"I think in closing the pressure definitely is all on your shoulders," Lyon said. "But I think in the seventh, eighth and ninth inning, you come into a close game and there's pressure in that, too. I haven't been able to decipher between [closer and setup], except for you get known more as a closer. Other than that, the pressure is still on and I'm ready to do any role."
Houston acquired Lyon a day after it traded for hard-throwing reliever Matt Lindstrom of the Florida Marlins, giving the Astros two pitchers with experience closing games. Wade said it will be up to manager Brad Mills and pitching coach Brad Arnsberg to set their roles, but he said both Lindstrom and Lyon are capable closers.

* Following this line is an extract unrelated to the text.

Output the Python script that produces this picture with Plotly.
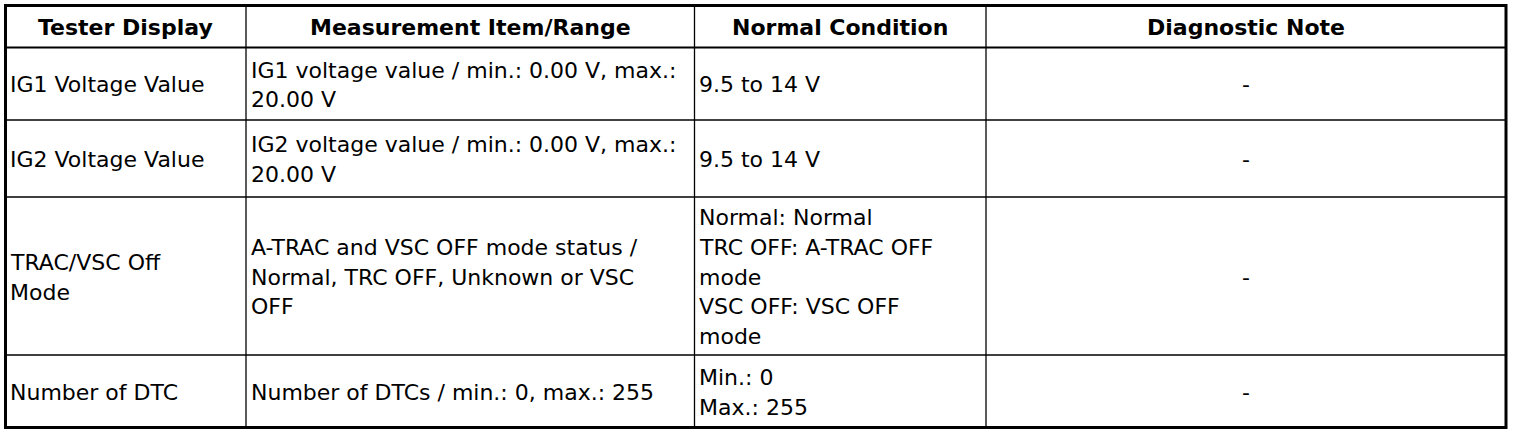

"We believe that with Lindstrom and Brandon, we've got very capable guys in the eighth and ninth inning," Wade said. "Certainly, what Brandon has accomplished over the course of his career, we've got great confidence in whatever role is established and that he'll excel at it.
"His time in Arizona, he was outstanding in our league. He closed games for the Diamondbacks and was very successful in that role. He went over to Detroit this past season and acted as a setup man and his numbers speak for themselves."
Lyon was 6-5 with a 2.86 ERA in 65 relief appearances with Detroit last season. In 78 2/3 innings, he gave up 31 walks, nine of which were intentional, and struck out 57. He allowed 56 hits and held opponents to a .205 batting average, which ranked ninth in the American League among relief pitchers (minimum 65 games).
After the All-Star break, Lyon was one of the top relievers in the American League, posing a 1.77 ERA with a 1.74 batting average against. His ERA in the second half of the season ranked second in the AL.
"This is a big deal for me and my career, and I'm very excited to have an opportunity to be a free agent this offseason," Lyon said. "Weighing it back and forth and going over the situations I had and the commitment Houston was making to me, it made sense. I've always enjoyed coming here and playing on the road."
The signing of Lyon and the trade for Lindstrom came on the heels of the Astros losing closer Jose Valverde and reliever LaTroy Hawkins in a span of a few hours. Valverde declined arbitration late Monday, which opened the door for the Astros to have significant payroll flexibility.
Houston was unable to re-sign Hawkins, but Wade and his staff recovered and did it cheaply. Instead of having to pay Valverde about $10 million in arbitration and Hawkins around $4 million, Lindstrom and Lyon will make between $6 and $7 million next year. And that flexibility enabled the Astros to sign third baseman Pedro Feliz and leave them with what Wade calls "pocket change."
"In a short period of time, we were more than satisfactorily able to fill a very significant need on our club and two very significant roles," Wade said. "It also allowed us to move forward and have the flexibility to improve the offense with the signing of Pedro Feliz and allows us frankly to have some more flexibility to do some more things before the beginning of the season."
Lyon, who has a sister that lives in suburban Houston, pitched for Arizona from 2005-08 and posted a 2.68 ERA in a career-high 73 games in '07. He pitched five times in the playoffs that season and didn't allow an earned run in six innings of work.
He saved 28 games for Arizona in 2008 after Valverde was traded to the Astros, and he signed with the Tigers for one year and set up games for Fernando Rodney in '09. He was originally drafted by the Blue Jays in the 14th round in 1999 and has pitched for four teams in eight years: Toronto (2001-02), Boston ('03), Arizona and Detroit.
But now, he's ready to put down some roots in Houston.
"I felt it was a great opportunity for the city and to get a multiyear deal and have an opportunity in Houston, I'm excited to get going," he said.